Teens that have cancer

Teenagers Face to Face With Cancer
Gravelle and John

I think we can all agree that this book is ready for weeding. Don’t make me preach about time sensitive material! This book was also just grimy looking, and I doubt anyone would want to pick it up.

Teens facing cancer is an important issue that is worthy of a space on the shelf. Even if this is just teens talking about “dealing” with cancer, the medical procedures have come so far that it isn’t the death sentence it used to be. Upgrade, please!


Teen Problems:

Teen Feelings

Teen Cancer Info

Teen Preggers


5 Responses to Teens that have cancer

  • Based upon the sample pages above, it seems like an obvious time to consider reading “Me Earl and the Dying Girl” by Jesse Andrews. (It’s out of stock on Amazon.) My high school librarian spouse often brings home YA literature for me to read even if I’m a library science professor with a focus on academic libraries. Reading her selections does give me some “creds” with my youth services students in my collection development course.
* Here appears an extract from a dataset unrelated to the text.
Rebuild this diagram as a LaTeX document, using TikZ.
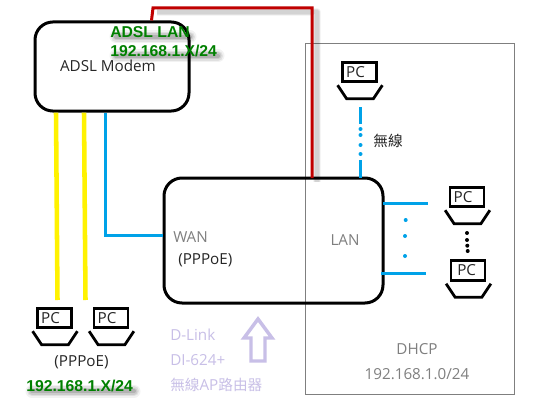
\documentclass[tikz,border=0pt]{standalone}
\usepackage{fontspec}
\setmainfont{Open Sans}
\newfontfamily\armo{Liberation Sans}
\newfontfamily\cjk{Noto Sans CJK TC}
\usetikzlibrary{calc}
\definecolor{rd}{RGB}{192,0,0}
\definecolor{yl}{RGB}{255,242,0}
\definecolor{bl}{RGB}{0,162,232}
\definecolor{gn}{RGB}{0,128,0}
\definecolor{lav}{RGB}{200,191,231}
\definecolor{gt}{RGB}{127,127,127}
\tikzset{
 x=0.75pt,y=-0.75pt,
 roundbox/.style={draw=black,line width=2.25pt,rounded corners=13.5pt,minimum width=#1,inner sep=0pt},
 monitor/.style={draw=black,line width=2.1pt,minimum width=25.5pt,minimum height=14.7pt,inner sep=0pt,font=\fontsize{11.4pt}{12pt}\selectfont,text=black!85},
 lbl/.style={inner sep=0pt,font=\fontsize{11.4pt}{12pt}\selectfont,text=black!85},
 glbl/.style={lbl,text=gt},
 llbl/.style={lbl,text=lav,anchor=west},
 glab/.style={inner sep=0pt,anchor=west,text=gn,font=\armo\bfseries\fontsize{11.8pt}{12pt}\selectfont},
 wire/.style={line width=#1,line cap=butt},
 bluedot/.style={circle,fill=bl,inner sep=0pt,minimum size=3pt},
 blackdot/.style={circle,fill=black,inner sep=0pt,minimum size=3pt},
}
\newcommand{\pcbase}[1]{%
 \draw[line width=2.1pt] ($(#1.south west)+(-3.5,2)$) -- ($(#1.south west)+(5.5,15.5)$) -- ($(#1.south east)+(-4.5,15.5)$) -- ($(#1.south east)+(4.5,2)$);
}
\begin{document}
\begin{tikzpicture}
\useasboundingbox (0,0) rectangle (549,410);
\fill[white] (0,0) rectangle (549,410);
% DHCP zone
\node[draw=gt,line width=0.75pt,minimum width=156.4pt,minimum height=263.3pt,inner sep=0pt] (zone) at (409.75,218.75) {};
% red line shadow
\foreach \w/\o in {6/.04,5/.04,4/.05,3/.05}{
 \draw[black,opacity=\o,line width=\w pt,line join=round] (157,12) -- (317,12) -- (317,182);
}
% boxes
\node[roundbox=115.5pt,minimum height=66.8pt] (modem) at (112,66.5) {};
\node[roundbox=164.25pt,minimum height=93.75pt] (router) at (273.5,240.5) {};
% coordinates
\coordinate (redA) at ($(modem.north west)+(118,0)$);
\coordinate (redB) at (153,8);
\coordinate (redC) at (312,8);
\coordinate (redD) at (312,178);
\coordinate (y1a) at ($(modem.south west)+(22.5,0)$);
\coordinate (y2a) at ($(modem.south west)+(50.5,0)$);
\coordinate (b1a) at ($(modem.south west)+(71.5,0)$);
\coordinate (wanIn) at (router.west |- 0,235.5);
\coordinate (w1) at (360.5,107);
\coordinate (w2) at (360.5,124);
\coordinate (w3) at (360.5,160);
\coordinate (w4) at (360.5,178);
\coordinate (l1) at (383,203);
\coordinate (l2) at (428,203);
\coordinate (l3) at (381,273);
\coordinate (l4) at (426,273);
% wires
\draw[rd,wire=2.25pt,line join=miter] (redA) -- (redB) -- (redC) -- (redD);
\draw[yl,wire=3.4pt] (y1a) -- (57.5,300);
\draw[yl,wire=3.4pt] (y2a) -- (85.5,300);
\draw[bl,wire=2.25pt] (b1a) |- (wanIn);
\draw[bl,wire=2.4pt] (w1) -- (w2);
\draw[bl,wire=2.4pt] (w3) -- (w4);
\draw[bl,wire=2.25pt] (l1) -- (l2);
\draw[bl,wire=2.25pt] (l3) -- (l4);
\foreach \n/\px/\py in {a/360.5/129,b/360.5/135,c/360.5/145,d/360.5/154,e/405.7/220,f/405/236,g/405/256}{
 \node[bluedot] (bd\n) at (\px,\py) {};
}
\foreach \n/\px/\py in {a/467/233,b/467/240,c/467.3/245.7,d/467.7/251}{
 \node[blackdot] (kd\n) at (\px,\py) {};
}
% PCs
\node[monitor] (pc1) at (54.5,318) {\kern-6pt PC};
\node[monitor] (pc2) at (111,318) {\kern-6pt PC};
\node[monitor] (pc3) at (359.5,72) {\kern-6pt PC};
\node[monitor] (pc4) at (467,197) {\kern-6pt PC};
\node[monitor] (pc5) at (468,270.5) {\kern-2pt PC};
\pcbase{pc1}\pcbase{pc2}\pcbase{pc3}\pcbase{pc4}\pcbase{pc5}
% labels
\node[lbl] (tm) at (108,66) {ADSL Modem};
\node[glbl,anchor=west] (twan) at (173,237) {WAN};
\node[lbl,anchor=west] (tp1) at (178,260) {(PPPoE)};
\node[glbl] (tlan) at (345,240) {LAN};
\node[lbl] (tp2) at (81.5,362) {(PPPoE)};
\node[lbl,font=\cjk\fontsize{11pt}{12pt}\selectfont] (twl) at (388,141) {無線};
\node[glbl] (tdh) at (417,349) {DHCP};
\node[glbl] (tip) at (417,374) {192.168.1.0/24};
\node[llbl] (td1) at (170,335) {D-Link};
\node[llbl] (td2) at (170,360) {DI-624+};
\node[llbl] (td3) at (170,385) {{\cjk\fontsize{11pt}{12pt}\selectfont 無線}AP{\cjk\fontsize{11pt}{12pt}\selectfont 路由器}};
% arrow
\draw[lav,line width=2.6pt,line join=miter] (258,319) -- (272,338) -- (265,338) -- (265,361) -- (251,361) -- (251,338) -- (244,338) -- cycle;
% green label shadows
\foreach \w/\o in {13/.05,10/.07,7/.09,4/.12}{
 \draw[black,opacity=\o,line width=0.75*\w pt,line cap=round] (116,37) -- (190,37);
 \draw[black,opacity=\o,line width=0.75*\w pt,line cap=round] (116,56) -- (218,56);
 \draw[black,opacity=\o,line width=0.75*\w pt,line cap=round] (32,391) -- (134,391);
}
\node[glab] (g1) at (110,32) {ADSL LAN};
\node[glab] (g2) at (110,51) {192.168.1.X/24};
\node[glab] (g3) at (26,386) {192.168.1.X/24};
\end{tikzpicture}
\end{document}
  • I don’t care if cancer isn’t the death sentence it used to be. I’d sincerely rather die than endure chemotherapy. These days most people die of either cancer or a heart attack, and I hope I die of a heart attack because it will be a lot faster and then I won’t have to worry about cancer.

    • 1-800-784-2433

      That’s the number for the suicide hotline. I highly encourage you to call it if you’ve been having troubling thoughts. From what I’ve noticed you post on here, it seems like you think about dying a lot and may be depressed or have suicidal thoughts. I may be wrong about that, and I sincerely hope I am. PLEASE talk to somebody if you are dealing with depression or often feel like you want to die. I felt exactly the same way once, and sometimes I still struggle with it. But please know that there are more people that care about you than you realize and would be absolutely shattered if you were gone.

    • As someone who’s been through chemotherapy, I’d much rather do it again than die. It wasn’t a picnic, but it was by no means the horror it’s sometimes made out to be.

  • Who is the back cover text directed at? It seems to be written to a librarian wondering if they should by it, and not a teenager who might be looking for information. I will say that when I was a teenager, and still to a degree now, if a book blurb isn’t written for some category I fit into, I wouldn’t read it.